• [Data supplied]

===============

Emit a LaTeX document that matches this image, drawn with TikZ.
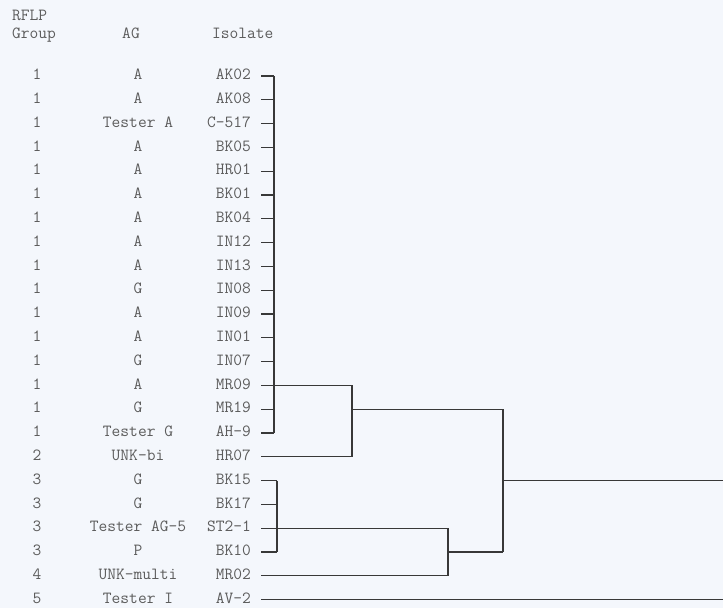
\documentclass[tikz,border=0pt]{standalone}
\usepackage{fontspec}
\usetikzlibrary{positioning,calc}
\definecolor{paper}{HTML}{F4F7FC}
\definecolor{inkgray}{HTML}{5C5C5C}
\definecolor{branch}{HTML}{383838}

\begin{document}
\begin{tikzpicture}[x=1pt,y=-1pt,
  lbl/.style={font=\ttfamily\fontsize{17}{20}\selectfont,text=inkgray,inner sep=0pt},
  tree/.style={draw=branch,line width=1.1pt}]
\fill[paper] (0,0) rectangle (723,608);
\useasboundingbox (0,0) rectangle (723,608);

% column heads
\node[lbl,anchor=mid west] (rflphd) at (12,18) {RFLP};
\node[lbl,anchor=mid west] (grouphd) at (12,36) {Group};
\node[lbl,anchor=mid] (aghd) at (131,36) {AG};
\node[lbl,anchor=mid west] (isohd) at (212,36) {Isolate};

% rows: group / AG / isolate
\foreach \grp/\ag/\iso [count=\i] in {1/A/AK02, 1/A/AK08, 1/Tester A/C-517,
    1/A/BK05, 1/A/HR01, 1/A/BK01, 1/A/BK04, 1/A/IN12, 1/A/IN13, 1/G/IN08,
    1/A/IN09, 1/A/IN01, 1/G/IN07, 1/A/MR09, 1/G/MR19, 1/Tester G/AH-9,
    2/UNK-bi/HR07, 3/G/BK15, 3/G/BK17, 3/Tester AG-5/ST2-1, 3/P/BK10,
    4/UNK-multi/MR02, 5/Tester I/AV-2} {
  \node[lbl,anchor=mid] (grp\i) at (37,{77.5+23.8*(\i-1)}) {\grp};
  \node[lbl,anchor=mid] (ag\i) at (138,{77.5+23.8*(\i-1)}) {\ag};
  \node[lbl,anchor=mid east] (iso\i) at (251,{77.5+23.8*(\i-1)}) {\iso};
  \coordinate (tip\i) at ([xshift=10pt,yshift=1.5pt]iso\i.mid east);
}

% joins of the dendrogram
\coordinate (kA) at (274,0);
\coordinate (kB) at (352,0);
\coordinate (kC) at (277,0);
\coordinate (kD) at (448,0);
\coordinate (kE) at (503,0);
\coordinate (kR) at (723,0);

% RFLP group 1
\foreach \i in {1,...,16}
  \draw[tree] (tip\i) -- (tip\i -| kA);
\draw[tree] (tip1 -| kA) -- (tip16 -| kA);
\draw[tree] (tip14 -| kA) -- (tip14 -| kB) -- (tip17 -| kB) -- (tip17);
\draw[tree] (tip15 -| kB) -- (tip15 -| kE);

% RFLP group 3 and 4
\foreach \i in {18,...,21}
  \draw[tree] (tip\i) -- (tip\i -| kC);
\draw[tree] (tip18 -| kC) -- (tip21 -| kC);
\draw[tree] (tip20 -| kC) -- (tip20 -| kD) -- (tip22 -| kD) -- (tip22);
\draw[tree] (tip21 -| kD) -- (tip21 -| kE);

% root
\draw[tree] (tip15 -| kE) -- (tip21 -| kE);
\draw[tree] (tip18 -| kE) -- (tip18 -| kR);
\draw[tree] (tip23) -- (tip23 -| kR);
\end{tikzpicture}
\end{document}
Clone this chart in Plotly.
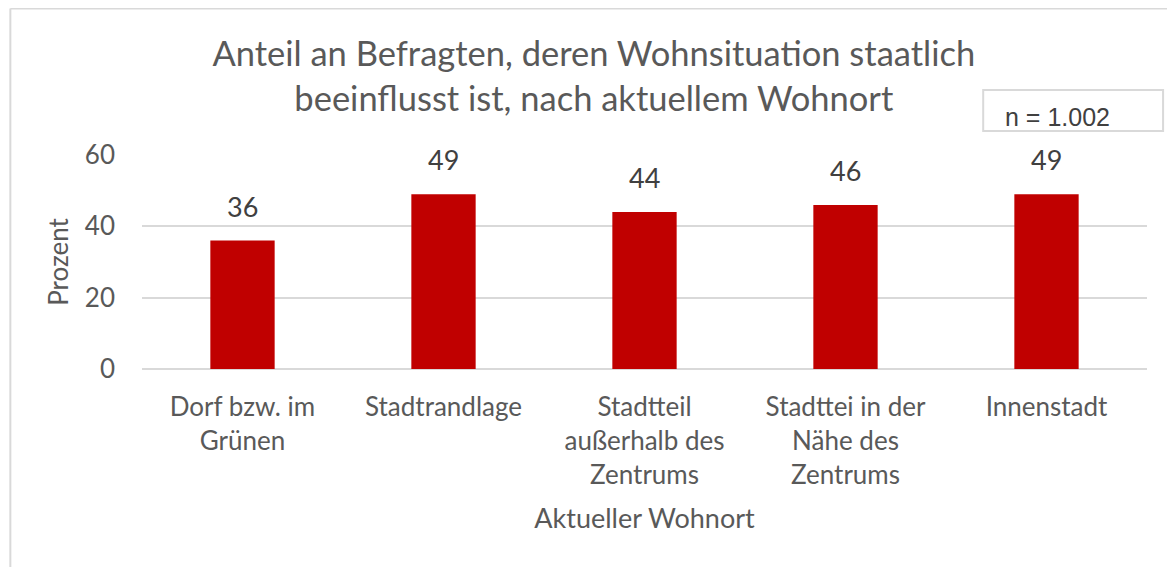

===============

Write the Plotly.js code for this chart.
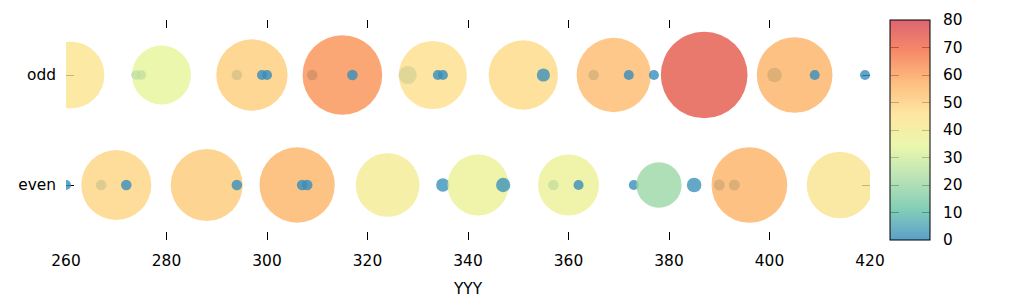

===============

• [Task to carry out]
Check the data for the word "this" and pull out the lines that have it.

• [Response to the exercise]
Emit a LaTeX document that matches this image, drawn with TikZ.
Clone this chart in Plotly.
Write the Plotly.js code for this chart.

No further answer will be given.